While the potential benefits of new applications using augmented reality seem endless, there are equally as many potential risk factors in play, and advances in developing new augmented reality technology are coming faster than researchers can track the long-term effects of their use. The clearest risk of augmented reality is that users may inadvertently ignore the hazards of navigating in the real world—as an example, becoming so immersed in a game like Pokemon Go while operating a vehicle that the immediate needs of safe driving fall by the wayside. Likewise, augmented reality might cause users to misjudge the speed of oncoming cars or other road obstructions, as well as to underestimate the user’s own reaction time to oncoming obstacles. There is also emerging evidence that extended use of augmented reality devices might cause some users to experience problems faced by the visually impaired, including reduced depth of focus, loss of peripheral vision, decreased reaction time, and changes in the perception of both distance and speed. The risks of augmented reality hardware to impair user vision over time and extended use suggest that both the designers of these devices and the users of AR devices should both exercise caution and moderation until the data can be collected, tracking the long-term effects of use on users of all age demographics and across the spectrum of physical ability.
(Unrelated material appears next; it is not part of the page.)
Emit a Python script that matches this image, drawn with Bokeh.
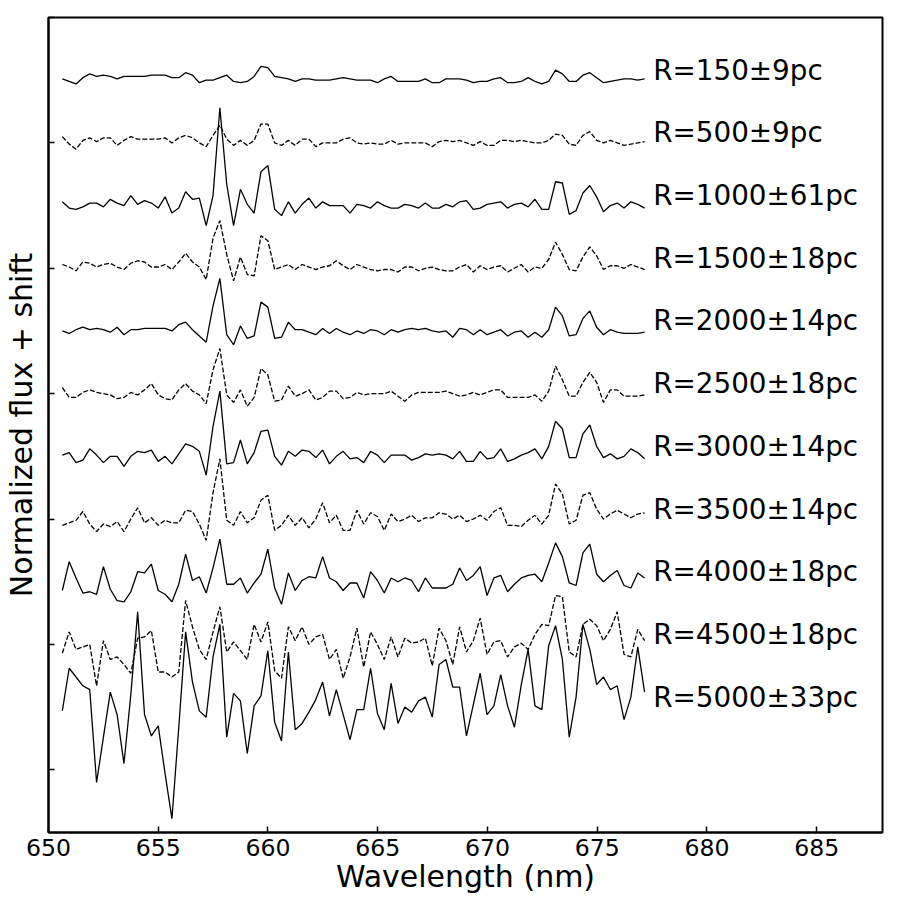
import numpy as np
from bokeh.plotting import figure
from bokeh.models import FixedTicker, CustomJSTickFormatter, Range1d
from bokeh.embed import file_html
from bokeh.resources import INLINE
from bokeh.core.properties import value

# ---------------- data ----------------
# wavelength sampling grid (nm)
wl_first, wl_last, n_pix = 650.63, 677.16, 86

labels = ["R=150\u00b19pc", "R=500\u00b19pc", "R=1000\u00b161pc", "R=1500\u00b118pc",
          "R=2000\u00b114pc", "R=2500\u00b118pc", "R=3000\u00b114pc", "R=3500\u00b114pc",
          "R=4000\u00b118pc", "R=4500\u00b118pc", "R=5000\u00b133pc"]

# normalized flux, in percent of the continuum
f150 = [101, 99, 97, 102, 105, 103, 104, 103, 101, 103,
        103, 103, 103, 104, 104, 104, 102, 102, 106, 104,
        98, 100, 100, 102, 104, 99, 98, 99, 103, 111,
        110, 103, 102, 101, 99, 101, 101, 100, 100, 100,
        101, 102, 101, 100, 100, 100, 98, 101, 103, 99,
        99, 99, 99, 101, 98, 98, 101, 101, 101, 100,
        98, 99, 99, 101, 102, 98, 98, 99, 102, 99,
        97, 99, 108, 105, 99, 99, 104, 106, 102, 98,
        99, 100, 101, 101, 100, 101]
f500 = [105, 99, 95, 102, 104, 101, 104, 104, 98, 102,
        105, 103, 103, 103, 103, 104, 100, 104, 106, 104,
        100, 97, 106, 114, 103, 98, 102, 98, 102, 115,
        115, 100, 98, 102, 98, 103, 103, 97, 100, 100,
        100, 103, 104, 100, 99, 100, 99, 99, 102, 99,
        100, 100, 100, 100, 97, 101, 102, 101, 102, 100,
        98, 101, 98, 98, 102, 102, 101, 102, 101, 100,
        100, 102, 107, 106, 99, 98, 106, 109, 102, 100,
        102, 100, 98, 99, 100, 101]
f1000 = [103, 98, 97, 99, 102, 102, 99, 105, 102, 100,
         108, 101, 104, 102, 98, 107, 94, 98, 111, 105,
         106, 84, 108, 178, 117, 84, 113, 101, 94, 127,
         132, 97, 92, 103, 94, 101, 106, 98, 103, 100,
         100, 100, 94, 101, 100, 98, 103, 100, 98, 98,
         101, 100, 98, 102, 98, 98, 101, 99, 103, 104,
         97, 98, 101, 102, 103, 98, 101, 102, 99, 105,
         97, 97, 119, 118, 93, 96, 110, 116, 107, 95,
         100, 102, 98, 103, 101, 98]
f1500 = [103, 101, 98, 105, 104, 101, 103, 104, 101, 99,
         104, 106, 105, 101, 101, 103, 99, 105, 112, 105,
         101, 91, 124, 138, 111, 90, 109, 95, 94, 126,
         122, 99, 101, 103, 99, 103, 101, 99, 101, 102,
         106, 102, 99, 103, 101, 99, 98, 99, 99, 97,
         101, 101, 98, 100, 101, 99, 98, 98, 101, 103,
         97, 102, 99, 101, 102, 97, 100, 103, 97, 101,
         100, 107, 121, 111, 99, 98, 109, 117, 110, 99,
         102, 102, 100, 103, 101, 99]
f2000 = [100, 98, 101, 103, 101, 102, 101, 99, 103, 97,
         101, 101, 102, 102, 102, 102, 100, 105, 107, 101,
         96, 91, 120, 142, 97, 89, 104, 94, 96, 123,
         119, 94, 95, 107, 101, 101, 99, 97, 102, 98,
         102, 99, 97, 100, 98, 101, 100, 97, 101, 99,
         101, 102, 101, 102, 100, 99, 100, 95, 102, 101,
         97, 101, 97, 99, 101, 96, 99, 100, 95, 99,
         95, 101, 119, 112, 96, 97, 110, 116, 103, 97,
         101, 99, 98, 98, 98, 99]
f2500 = [105, 97, 97, 101, 103, 101, 100, 99, 96, 97,
         101, 99, 103, 108, 99, 96, 95, 103, 108, 102,
         99, 92, 119, 136, 99, 93, 103, 90, 97, 120,
         115, 94, 95, 106, 98, 100, 103, 95, 97, 102,
         102, 96, 97, 101, 99, 100, 100, 100, 102, 98,
         94, 99, 101, 101, 101, 101, 102, 100, 98, 99,
         101, 99, 101, 103, 103, 97, 97, 97, 97, 99,
         94, 102, 122, 111, 98, 98, 109, 117, 109, 93,
         103, 103, 98, 98, 98, 99]
f3000 = [101, 103, 95, 97, 106, 101, 95, 100, 100, 92,
         100, 104, 103, 105, 96, 100, 94, 102, 110, 108,
         104, 85, 124, 152, 94, 95, 113, 94, 103, 120,
         121, 100, 93, 104, 100, 105, 104, 99, 105, 94,
         100, 104, 98, 99, 95, 104, 101, 95, 101, 101,
         101, 97, 99, 102, 101, 102, 101, 98, 104, 96,
         96, 104, 98, 99, 106, 96, 98, 101, 103, 106,
         98, 108, 128, 122, 99, 99, 118, 125, 108, 99,
         102, 98, 100, 106, 103, 98]
f3500 = [95, 97, 99, 106, 96, 90, 96, 94, 98, 90,
         100, 109, 97, 101, 95, 99, 97, 97, 107, 106,
         96, 83, 121, 148, 99, 95, 106, 97, 101, 115,
         119, 91, 95, 103, 95, 101, 93, 100, 113, 97,
         103, 91, 91, 107, 96, 105, 102, 91, 104, 98,
         100, 103, 98, 101, 101, 105, 104, 100, 103, 98,
         100, 103, 99, 106, 109, 95, 95, 94, 99, 103,
         96, 103, 128, 120, 96, 99, 119, 121, 108, 100,
         104, 107, 104, 101, 104, 105]
f4000 = [93, 116, 103, 91, 92, 90, 112, 94, 85, 84,
         92, 108, 107, 114, 93, 90, 84, 98, 122, 101,
         104, 91, 111, 134, 98, 98, 103, 91, 99, 106,
         126, 95, 82, 107, 93, 101, 104, 103, 120, 103,
         100, 93, 99, 99, 87, 108, 101, 91, 103, 100,
         103, 101, 92, 103, 95, 95, 95, 98, 111, 101,
         105, 112, 89, 103, 105, 92, 98, 103, 105, 106,
         100, 115, 131, 120, 99, 97, 123, 130, 106, 100,
         105, 109, 97, 95, 107, 103]
f4500 = [93, 110, 96, 98, 100, 67, 103, 88, 90, 84,
         77, 105, 106, 111, 78, 78, 74, 78, 135, 114,
         96, 88, 110, 130, 94, 102, 95, 88, 116, 102,
         118, 79, 73, 114, 103, 114, 100, 106, 108, 88,
         96, 73, 90, 113, 82, 110, 100, 88, 106, 90,
         105, 101, 102, 105, 83, 113, 103, 84, 114, 94,
         103, 121, 92, 102, 103, 90, 98, 101, 96, 108,
         116, 115, 139, 138, 94, 90, 116, 120, 115, 103,
         112, 126, 92, 90, 112, 103]
f5000 = [97, 131, 124, 117, 114, 40, 76, 112, 94, 55,
         110, 176, 94, 77, 85, 47, 11, 84, 160, 120,
         97, 92, 140, 166, 76, 111, 105, 63, 101, 109,
         145, 88, 73, 144, 82, 87, 96, 106, 120, 93,
         114, 94, 74, 98, 98, 131, 95, 82, 119, 87,
         100, 96, 105, 108, 92, 134, 138, 116, 116, 77,
         102, 127, 94, 101, 126, 101, 84, 118, 146, 101,
         98, 149, 165, 138, 76, 108, 166, 146, 118, 124,
         114, 117, 90, 108, 148, 112]

spectra = [f150, f500, f1000, f1500, f2000, f2500, f3000, f3500, f4000, f4500, f5000]

shift_step = 0.5
x_ticks = [650, 655, 660, 665, 670, 675, 680, 685]
y_ticks = [1, 0, -1, -2, -3, -4, -5]

# ---------------- plot ----------------
wavelength = np.linspace(wl_first, wl_last, n_pix)

FONT = "DejaVu Sans"
p = figure(width=898, height=901,
           x_range=Range1d(650, 688), y_range=Range1d(-5.5, 1.0),
           output_backend="svg", toolbar_location=None,
           min_border_left=47, min_border_right=16,
           min_border_top=17, min_border_bottom=69)

p.background_fill_color = "white"
p.border_fill_color = "white"
p.outline_line_color = "black"
p.outline_line_width = 2
p.xgrid.visible = False
p.ygrid.visible = False

for ax in (p.xaxis, p.yaxis):
    ax.axis_line_color = "black"
    ax.axis_line_width = 2
    ax.major_tick_in = 6
    ax.major_tick_out = 0
    ax.major_tick_line_width = 1.5
    ax.minor_tick_line_color = None
    ax.axis_label_text_font = FONT
    ax.axis_label_text_font_size = "30px"
    ax.axis_label_text_font_style = "normal"
    ax.axis_label_text_color = "black"
    ax.major_label_text_font = FONT
    ax.major_label_text_font_size = "23.6px"
    ax.major_label_text_color = "black"

p.xaxis.ticker = FixedTicker(ticks=x_ticks)
p.xaxis.axis_label = "Wavelength (nm)"
p.xaxis.major_label_standoff = 6
p.xaxis.axis_label_standoff = 0

p.yaxis.ticker = FixedTicker(ticks=y_ticks)
p.yaxis.formatter = CustomJSTickFormatter(code="return ''")
p.yaxis.axis_label = "Normalized flux + shift"
p.yaxis.major_label_standoff = 0
p.yaxis.axis_label_standoff = 10

for k, flux in enumerate(spectra):
    y = np.array(flux) / 100.0 - shift_step * (k + 1)
    p.line(wavelength, y, line_color="black", line_width=1.3,
           line_dash="solid" if k % 2 == 0 else "5 2")

label_x = [677.55] * len(labels)
label_y = [1.0 - shift_step * (k + 1) for k in range(len(labels))]
p.text(x=label_x, y=label_y, text=labels, text_font=value(FONT),
       text_font_size="27.8px", text_color="black",
       text_align="left", text_baseline="alphabetic", y_offset=-10)

open("out.html", "w").write(file_html(p, INLINE))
In 2004, the debut of Google Earth revealed yet another potential risk of augmented reality, with a number of countries expressing concern over the “sight sensitive” locations and objects in the Google Earth database—places and structures that simply allowing one’s enemies to see would compromise their security. In 2007, private individuals expressed similar concerns with regard to the debut of Google Street View and whether the detail revealed in the Google databases could compromise citizen privacy. These concerns are inextricably interwoven with the concept of “geotagging”—the ability for anyone to freely associate virtual information with physical locations, and then anonymously share it with others. This ability opens up countless doors for augmented reality to be used in unintended, illegal way. Because augmented reality toes the fine line of “free speech”, there’s a very real risk that nefarious users might opt to exercise their right to “free speech” by “geotagging” public or private buildings with the virtual content of their choosing, and having the ability to filter who has access to this information—but not allowing access to remove the information. In theory, businesses and citizens could be targeted by hostile users in the virtual world and the repercussions could very well play out in the “real world.” While there are very real benefits to the ability to geotag locations with unbiased information, the bigger risk is that negative use of this ability will overwhelm any potential benefits. Spiteful neighbors, paparazzi, stalkers, cyber-bullies, vigilantes, and criminal offenders all have equal access to geotagging information, and the truth of the matter is that many business owners and private citizens just don’t know what kind of geotagged information is attached to their residences or places of business. While developers of augmented reality devices tout their use in law enforcement and national security applications, the dark flipside to those applications is that this information is also accessible to gangs, organized crime, vice, and other criminal elements, to say nothing of providing another information stream for the Department of Homeland Security and Department of Defense to monitor.